Politico's Surprising Answer to Why the New Obama Bio is Unpopular

Politico contributor David Greenberg has met almost no one who has read the latest Obama biography by David J. Garrow, entitled Rising Star: The Making of Barack Obama. Despite a few shocking headlines based on select revelations in the book, it has not performed particularly well in sales either, in comparison with other biographies of the pre-presidential life of the forty-fourth president.


Sure Obama hasn’t occupied the Oval Office in six months, so perhaps he’s old news; it’s Trump’s America now. Yet, the reality of a Trump White House seems rather to make liberals nostalgic for the Obama era. Now seems like the perfect time for his supporters to remember him with another depiction of his life.

There’s a problem with reading Rising Star to that purpose, and it happens to be the surprising reason Greenberg concludes contributes to the relative unpopularity of this new biography.

It isn’t that the book itself is not good. Greenberg writes that

It’s a masterwork of historical and journalistic research, Robert Caro-like in its exhaustiveness, and easily the most authoritative account of Obama’s pre-presidential life we’ve seen or are likely ever to see. It’s also a terrific read.

Certainly the exhaustiveness contributes to its intimidating length: it’s well over 1000 pages. That probably deters some lay readers, but not critics. No, Greenberg’s assessment, surprising coming from the pages of Politico, is that Obama’s “mythmakers” don’t like the fact that Rising Star takes the air out of his mythical image. 

Of course, Garrow is gratuitously critical and dismissive of other Obama biographers such as David Maraniss and David Remnick, a move that is anything but ingratiating with them, but Garrow also trains his sharp research skills and his “gotcha tone” on Obama himself. As Greenberg writes, “I suspect that Rising Star’s critics were put off by [Garrow’s] manifest skepticism about the Obama legend.”


He takes apart many claims from Dreams from My Father regarding Obama’s time in Indonesia, his teen years, his post-collegiate work and his church life — he “did not have a religious bone in his body.” Garrow depicts his ever-changing stance on gay marriage. Perhaps least surprising to conservatives, it shows that Obama downplayed his relationship with Weather Underground terrorist Bill Ayers.
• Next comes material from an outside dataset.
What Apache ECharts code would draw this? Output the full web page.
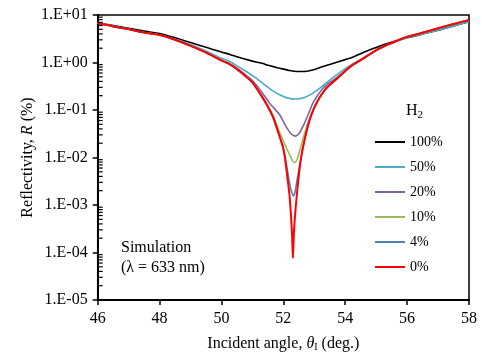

Rising Star is not, according to Greenberg, anti-Obama. Garrow, a liberal himself, also criticizes books like Stanley Kurtz’s Radical-in-Chief: Barack Obama and the Untold Story of American Socialism, “dispensing with their caricature of Obama as a flaming socialist.” Mostly he humanizes Obama, a jarring portrayal for anyone who bought into the imagery of the Greek columns of his nomination acceptance speech at the 2008 Democratic National Convention.

More to the point, it seems as if a significant number of his fans thought of Obama as “above all that” image-crafting typical of politicians. (Try not to spew your coffee everywhere, laughing.)

It’s no scandal that Obama should prettify his life story for public consumption, especially if, as Garrow persuasively argues, he was eyeing a political career when he wrote Dreams. We all chisel a little in our self-presentations, especially politicians. What gives Garrow’s exposure of Obama’s self-fashioning its special frisson is the prevailing image of the president as a squeaky clean, non-political truth-teller. You expect Bill Clinton’s My Life or George W. Bush’s Decision Points to be a self-serving political document. But a lot of people really thought Dreams was something different. When we read, toward the end of Rising Star, that Obama told Oprah Winfrey, “The biggest mistake politicians make is being inauthentic,” it’s hard not to appreciate Garrow’s irony.


Garrow shows that Obama began very early to craft his image. He even refers to Dream from My Father as “historical fiction,” a term Greenberg finds hyperbolic. Both seem comfortable with Obama’s autobiographical alterations, and indeed, some polishing and embellishment is probably harmless, even expected.

However, when that sort of alteration is employed in claims made by the president, such as “if you like your health-care plan, you can keep your health-care plan” or his revisionist claims about Benghazi, it’s a different story. Perhaps the release of a book like Rising Star before Obama’s presidency would have punctured the myth before it became indestructible in the minds of so many of his voters. History might look a little different, and not in the way he would have preferred.